Excerpted records:
====================

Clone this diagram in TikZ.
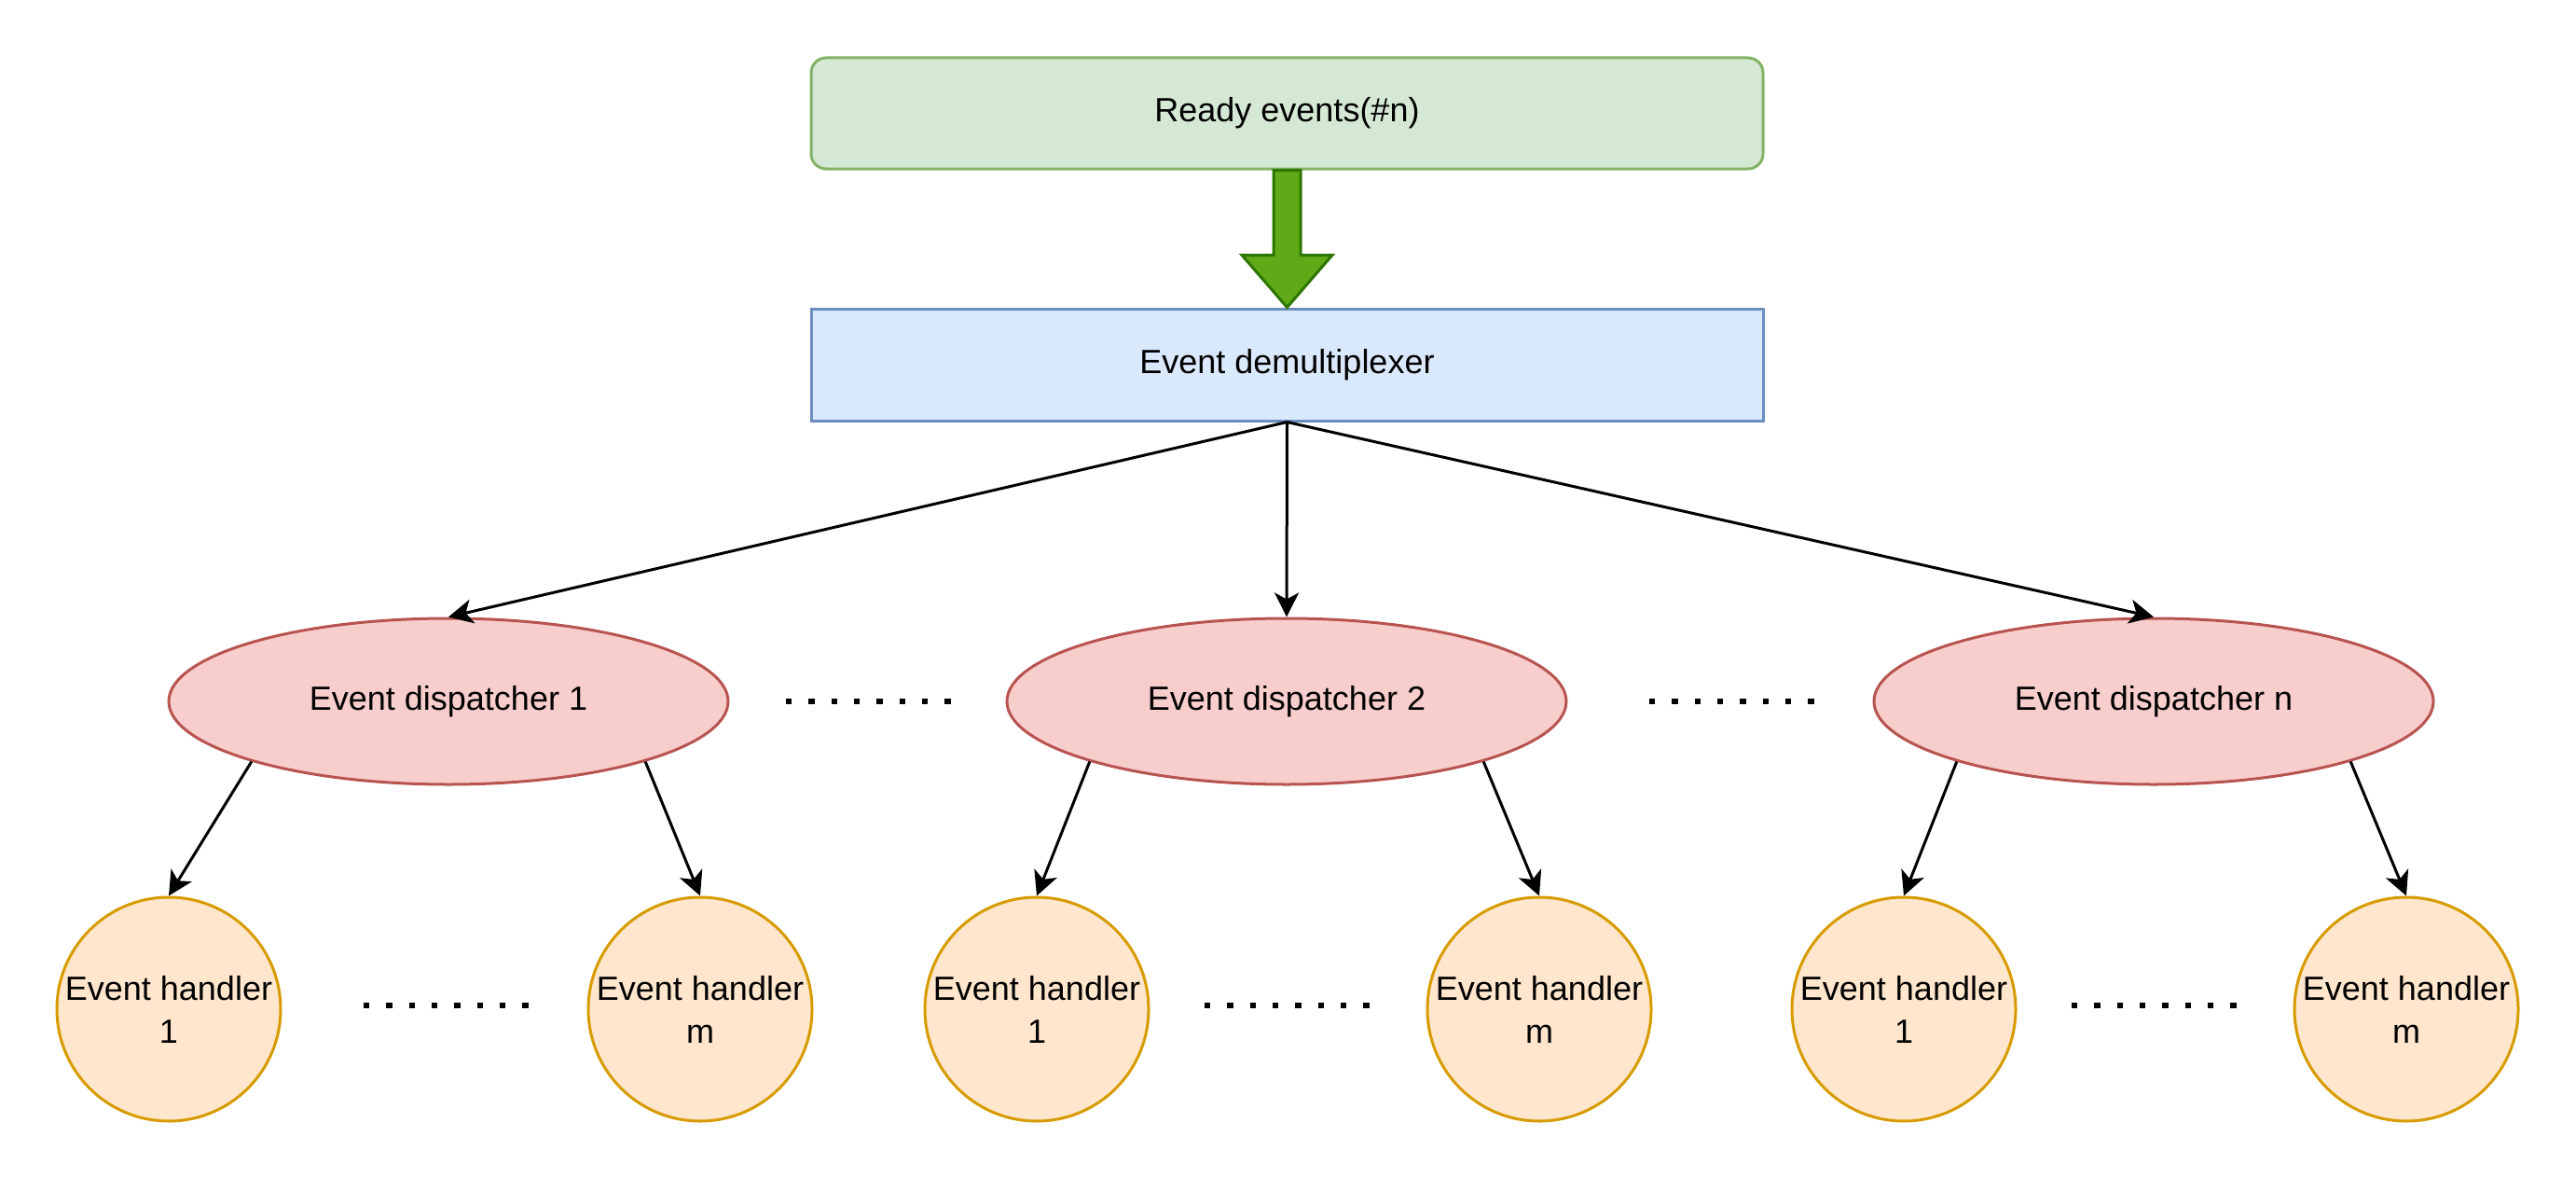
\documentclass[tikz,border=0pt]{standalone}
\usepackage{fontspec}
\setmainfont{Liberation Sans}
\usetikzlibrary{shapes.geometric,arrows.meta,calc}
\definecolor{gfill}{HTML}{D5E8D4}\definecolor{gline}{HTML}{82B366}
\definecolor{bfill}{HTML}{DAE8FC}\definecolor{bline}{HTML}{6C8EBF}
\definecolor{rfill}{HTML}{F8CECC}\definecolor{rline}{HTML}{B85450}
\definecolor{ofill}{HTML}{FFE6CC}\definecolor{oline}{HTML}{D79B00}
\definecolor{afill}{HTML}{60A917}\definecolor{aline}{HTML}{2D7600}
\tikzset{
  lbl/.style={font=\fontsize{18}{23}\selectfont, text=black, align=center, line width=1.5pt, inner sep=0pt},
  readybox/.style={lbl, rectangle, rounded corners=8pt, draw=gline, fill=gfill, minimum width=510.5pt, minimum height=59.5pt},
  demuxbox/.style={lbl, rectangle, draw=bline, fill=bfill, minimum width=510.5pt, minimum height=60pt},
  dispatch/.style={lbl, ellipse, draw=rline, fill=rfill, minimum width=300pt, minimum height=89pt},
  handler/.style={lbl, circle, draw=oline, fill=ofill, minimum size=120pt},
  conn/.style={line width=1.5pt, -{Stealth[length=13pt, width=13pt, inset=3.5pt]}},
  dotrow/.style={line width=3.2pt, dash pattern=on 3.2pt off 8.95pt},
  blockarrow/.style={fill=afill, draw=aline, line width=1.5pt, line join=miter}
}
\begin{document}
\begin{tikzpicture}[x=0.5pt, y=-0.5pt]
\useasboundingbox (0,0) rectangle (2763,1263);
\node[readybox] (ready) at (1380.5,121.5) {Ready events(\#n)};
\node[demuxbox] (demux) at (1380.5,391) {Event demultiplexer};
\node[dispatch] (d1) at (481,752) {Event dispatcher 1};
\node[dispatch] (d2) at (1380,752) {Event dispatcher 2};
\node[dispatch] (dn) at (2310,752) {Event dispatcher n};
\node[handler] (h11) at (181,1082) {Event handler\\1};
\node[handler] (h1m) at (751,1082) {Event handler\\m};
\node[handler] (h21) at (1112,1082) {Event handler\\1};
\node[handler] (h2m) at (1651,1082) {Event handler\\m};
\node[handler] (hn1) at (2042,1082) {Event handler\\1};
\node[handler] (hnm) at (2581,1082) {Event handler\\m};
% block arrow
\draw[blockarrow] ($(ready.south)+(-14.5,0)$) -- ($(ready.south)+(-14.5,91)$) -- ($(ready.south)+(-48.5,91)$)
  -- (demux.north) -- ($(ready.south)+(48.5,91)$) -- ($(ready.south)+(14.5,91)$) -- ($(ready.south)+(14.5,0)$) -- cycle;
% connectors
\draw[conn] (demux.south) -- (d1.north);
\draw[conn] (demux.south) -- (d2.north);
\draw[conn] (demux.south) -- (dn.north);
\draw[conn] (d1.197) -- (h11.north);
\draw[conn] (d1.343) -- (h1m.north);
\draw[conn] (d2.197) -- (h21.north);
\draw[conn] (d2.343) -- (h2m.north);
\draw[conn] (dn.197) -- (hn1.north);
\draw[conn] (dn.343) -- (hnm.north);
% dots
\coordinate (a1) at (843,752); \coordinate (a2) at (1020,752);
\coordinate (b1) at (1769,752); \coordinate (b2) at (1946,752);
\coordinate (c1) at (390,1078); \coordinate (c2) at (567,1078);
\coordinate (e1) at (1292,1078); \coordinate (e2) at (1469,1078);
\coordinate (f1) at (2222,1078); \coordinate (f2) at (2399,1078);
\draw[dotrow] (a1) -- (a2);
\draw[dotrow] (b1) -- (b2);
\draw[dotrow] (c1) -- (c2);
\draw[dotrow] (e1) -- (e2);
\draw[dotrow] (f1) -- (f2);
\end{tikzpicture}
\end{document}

====================

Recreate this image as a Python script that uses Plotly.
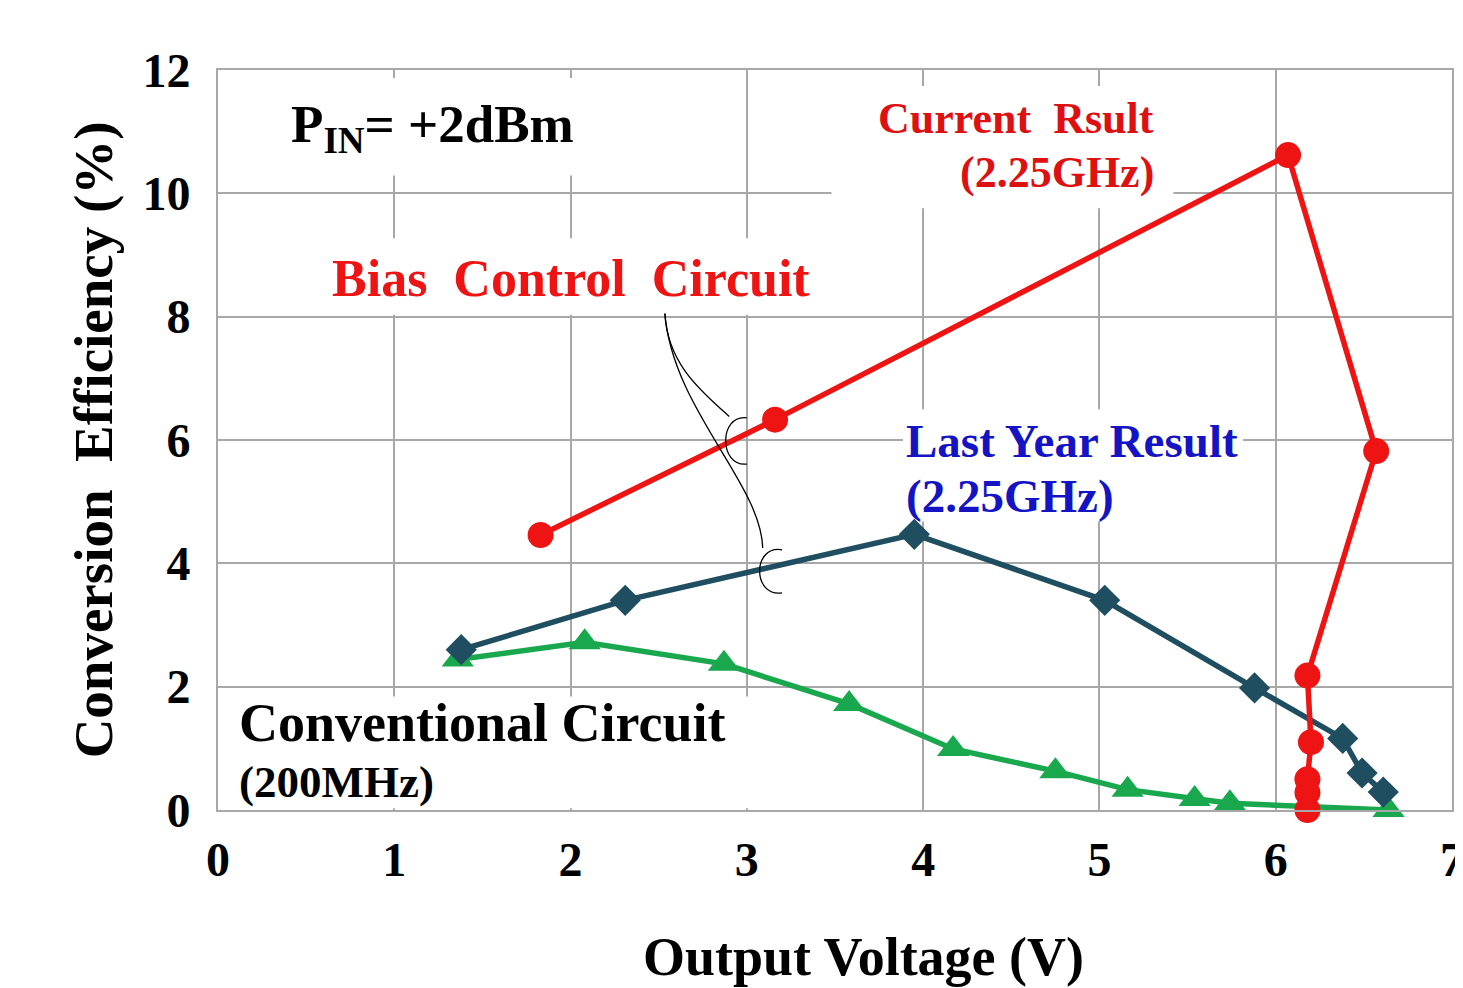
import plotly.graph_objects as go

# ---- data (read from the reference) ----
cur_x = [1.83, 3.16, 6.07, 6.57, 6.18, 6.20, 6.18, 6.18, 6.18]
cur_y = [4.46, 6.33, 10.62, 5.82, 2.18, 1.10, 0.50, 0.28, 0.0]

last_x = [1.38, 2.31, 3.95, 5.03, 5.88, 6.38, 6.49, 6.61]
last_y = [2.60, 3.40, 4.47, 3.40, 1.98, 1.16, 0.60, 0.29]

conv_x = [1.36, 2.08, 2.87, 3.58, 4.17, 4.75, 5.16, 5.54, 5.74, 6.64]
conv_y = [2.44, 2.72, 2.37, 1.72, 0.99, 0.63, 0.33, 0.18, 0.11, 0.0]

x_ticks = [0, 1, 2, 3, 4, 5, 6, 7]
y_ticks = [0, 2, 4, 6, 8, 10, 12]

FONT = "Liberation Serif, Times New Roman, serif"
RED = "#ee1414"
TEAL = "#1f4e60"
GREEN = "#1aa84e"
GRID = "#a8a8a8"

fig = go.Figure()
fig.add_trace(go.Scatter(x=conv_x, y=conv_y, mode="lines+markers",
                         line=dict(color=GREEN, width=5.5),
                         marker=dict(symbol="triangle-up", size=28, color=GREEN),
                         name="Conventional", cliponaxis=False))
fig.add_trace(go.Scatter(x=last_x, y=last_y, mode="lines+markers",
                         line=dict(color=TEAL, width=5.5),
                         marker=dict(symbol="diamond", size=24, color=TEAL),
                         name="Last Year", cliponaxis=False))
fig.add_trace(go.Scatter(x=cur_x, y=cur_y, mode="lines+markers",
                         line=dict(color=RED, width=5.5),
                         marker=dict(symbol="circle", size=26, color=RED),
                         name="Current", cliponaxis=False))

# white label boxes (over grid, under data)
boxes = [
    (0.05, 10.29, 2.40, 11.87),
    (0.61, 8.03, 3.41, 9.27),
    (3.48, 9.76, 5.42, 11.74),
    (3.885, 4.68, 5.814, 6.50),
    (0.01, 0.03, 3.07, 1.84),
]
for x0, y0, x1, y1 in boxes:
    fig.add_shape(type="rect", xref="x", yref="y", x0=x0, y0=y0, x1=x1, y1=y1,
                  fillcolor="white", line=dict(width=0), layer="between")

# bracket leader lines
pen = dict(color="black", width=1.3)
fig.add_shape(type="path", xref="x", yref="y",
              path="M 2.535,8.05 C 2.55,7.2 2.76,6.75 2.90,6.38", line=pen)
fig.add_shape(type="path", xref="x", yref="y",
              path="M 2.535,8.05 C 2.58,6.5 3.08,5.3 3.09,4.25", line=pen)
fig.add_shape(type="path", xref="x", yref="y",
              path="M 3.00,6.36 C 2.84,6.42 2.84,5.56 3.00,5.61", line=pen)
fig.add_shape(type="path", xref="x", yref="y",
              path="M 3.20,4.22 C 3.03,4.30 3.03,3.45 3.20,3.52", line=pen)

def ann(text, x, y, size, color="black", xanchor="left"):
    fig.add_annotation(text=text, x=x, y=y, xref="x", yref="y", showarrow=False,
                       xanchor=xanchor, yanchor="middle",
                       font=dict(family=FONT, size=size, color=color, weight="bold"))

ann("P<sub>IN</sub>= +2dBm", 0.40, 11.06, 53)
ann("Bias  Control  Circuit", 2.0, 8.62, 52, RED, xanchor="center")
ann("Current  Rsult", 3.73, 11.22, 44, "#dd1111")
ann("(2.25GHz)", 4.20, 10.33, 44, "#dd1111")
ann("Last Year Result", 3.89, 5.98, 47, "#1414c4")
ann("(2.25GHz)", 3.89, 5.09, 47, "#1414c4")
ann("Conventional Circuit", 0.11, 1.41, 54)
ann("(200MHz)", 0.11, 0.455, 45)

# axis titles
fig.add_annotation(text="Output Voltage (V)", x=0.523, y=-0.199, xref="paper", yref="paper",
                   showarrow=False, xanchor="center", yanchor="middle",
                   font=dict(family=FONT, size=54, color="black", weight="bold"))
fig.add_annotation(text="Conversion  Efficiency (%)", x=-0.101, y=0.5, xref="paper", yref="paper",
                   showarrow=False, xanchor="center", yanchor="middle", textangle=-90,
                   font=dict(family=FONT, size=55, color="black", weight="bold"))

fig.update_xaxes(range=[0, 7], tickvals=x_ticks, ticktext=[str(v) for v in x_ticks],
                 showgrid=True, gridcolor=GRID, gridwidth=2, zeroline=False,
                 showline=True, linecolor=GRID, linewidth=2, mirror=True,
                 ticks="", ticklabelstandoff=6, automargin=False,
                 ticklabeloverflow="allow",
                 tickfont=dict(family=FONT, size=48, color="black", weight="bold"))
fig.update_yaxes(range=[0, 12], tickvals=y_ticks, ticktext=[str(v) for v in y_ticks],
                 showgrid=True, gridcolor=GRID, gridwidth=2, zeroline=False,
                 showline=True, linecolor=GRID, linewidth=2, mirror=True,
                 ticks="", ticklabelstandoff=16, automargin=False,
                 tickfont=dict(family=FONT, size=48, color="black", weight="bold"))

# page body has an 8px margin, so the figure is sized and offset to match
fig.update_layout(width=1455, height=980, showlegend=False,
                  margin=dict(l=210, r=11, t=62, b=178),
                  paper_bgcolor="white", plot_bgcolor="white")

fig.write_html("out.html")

====================

Problem:
Check each line of the records for "this" and copy the ones that contain it.

Task result:
Clone this diagram in TikZ.
Recreate this image as a Python script that uses Plotly.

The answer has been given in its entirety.